How sure can we be that the mean of our sample matches the mean of the
population we are sampling from? Assuming the use of random sampling
techniques, we can be sure that the larger our sample size the more
confident we can be that any statistics we generate from our sample
data is an accurate reflection of the population we are sampling from.
But how sure can we be? That's where the calculation of a confidence
level of the mean comes in. Before we delve into this topic we will
establish that the correct syntax to express a CI is to denote a range
as in 64.6 to 66.7 inches or [64.6, 66.7].

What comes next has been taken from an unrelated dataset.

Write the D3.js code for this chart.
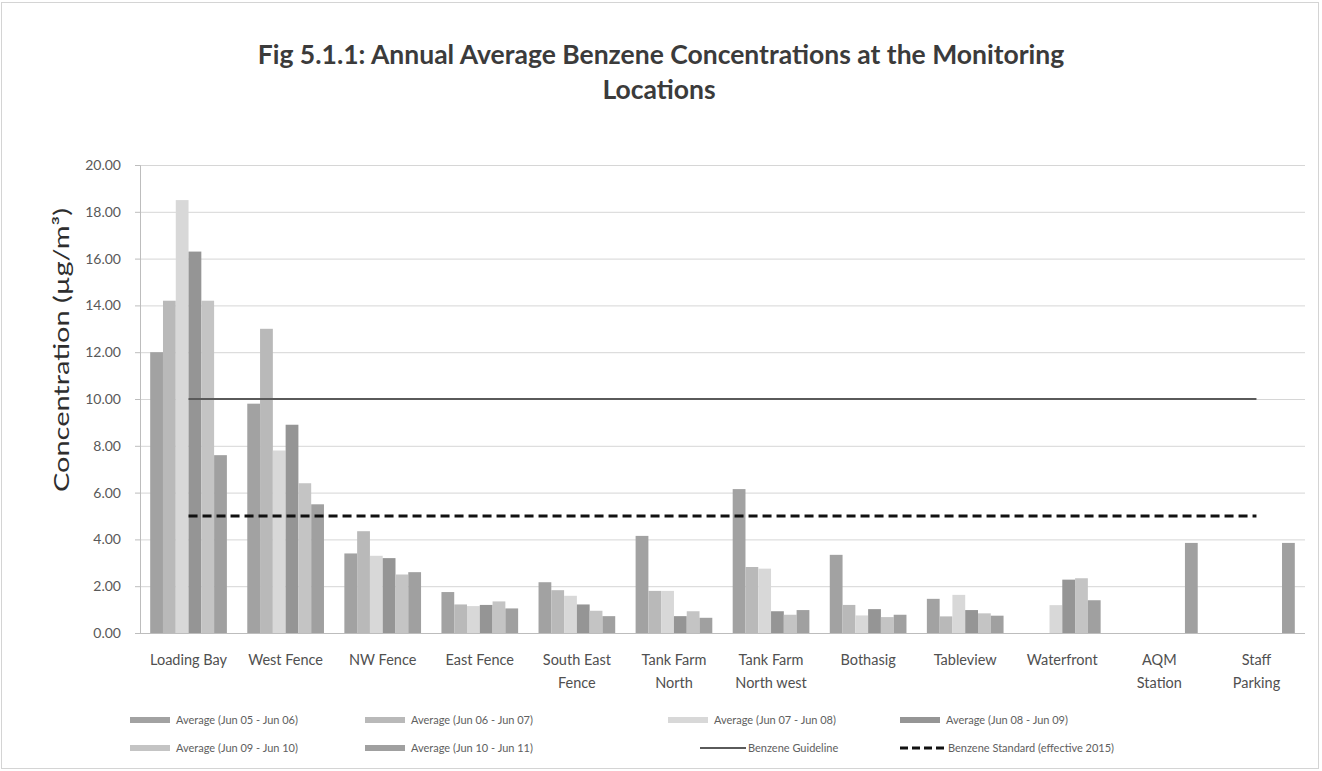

Calculating the Confidence Interval of a Mean
The basic formula to calculate the confidence interval of a mean looks
like this:
95%CI: (m - t * ( s/ sqrt(N) ) ) to (m + t * ( s/ sqrt(N) ) )
In this equation m stands for mean, t is the coefficient for 95% CI, s
is our sample SD, and N is the number of items in our data set. The value
for t is derived from the degrees of freedom (which is just N - 1) as
displayed in the following table:
df | t |
1 | 12.706 |
2 | 4.303 |
3 | 3.182 |
4 | 2.776 |
5 | 2.571 |
6 | 2.447 |
7 | 2.365 |
8 | 2.306 |
9 | 2.262 |
10 | 2.228 |
11 | 2.201 |
12 | 2.179 |
13 | 2.160 |
14 | 2.145 |
15 | 2.131 |
20 | 2.086 |
25 | 2.060 |
30 | 2.042 |
40 | 2.021 |
60 | 2.000 |
120 | 1.980 |
infinity | 1.960 |
Here's an example:
s = 10.0
m = 100
N = 34
To find t we must interpolate from the table:
We know that for df 30 t = 2.042 and that for df 40 t = 2.021
For N = 34, df = 33
33 is 7/10ths of the way from 40 down to 30. So to find t we just do the following calculation:
t = .7 * (2.042 - 2.021) + 2.021
= .7 * .021 + 2.021
= .0147 + 2.021
= 2.036
So now we can apply this to our equation:
95%CI(high) = 100 + 2.036 * ( 10/sqrt(34) )
95%CI(low) = 100 - 2.036 * ( 10/sqrt(34) )
Using Shift - The following script shows you a useful method to
prompt the user and to then use the information collected from the user.
#!/usr/bin/perl
@prompts = ("YOUR NAME: ", "YOUR AGE: ", "YOUR HEIGHT: ", "YOUR WEIGHT: ");
@responses = ();
@hold = @prompts;
while(@hold){
$item = shift @hold;
print "PLEASE ENTER $item";
$input = ;
chomp $input;
push(@responses, $input);
}
@hold = @prompts;
print "YOUR RESPONSES:\n";
while(@hold){
$label = shift @hold;
$r = shift @responses;
print "$label $r\n";
}
exit;
Remember that the user's responses will be stored as:
$responses[0] --> contains response for name prompt
$responses[1] --> contains response for age prompt
$responses[2] --> contains response for height prompt
$responses[3] --> contains response for weight prompt
The shift function returns the value stored in the first item of an array
and deletes that item from the array.
ASSIGNMENT:
Write a script which takes as input the mean, sample SD, and N. The t value
will be interpolated from the df (N-1) and then the 95% CI will be
calculated. The results will be displayed like this:
mean: 44
sample SD: 2.3
sample size: 67
95% CI: [39.6,48.4]
You must store your responses and prompts in arrays and use the shift
function to iterate through your prompts.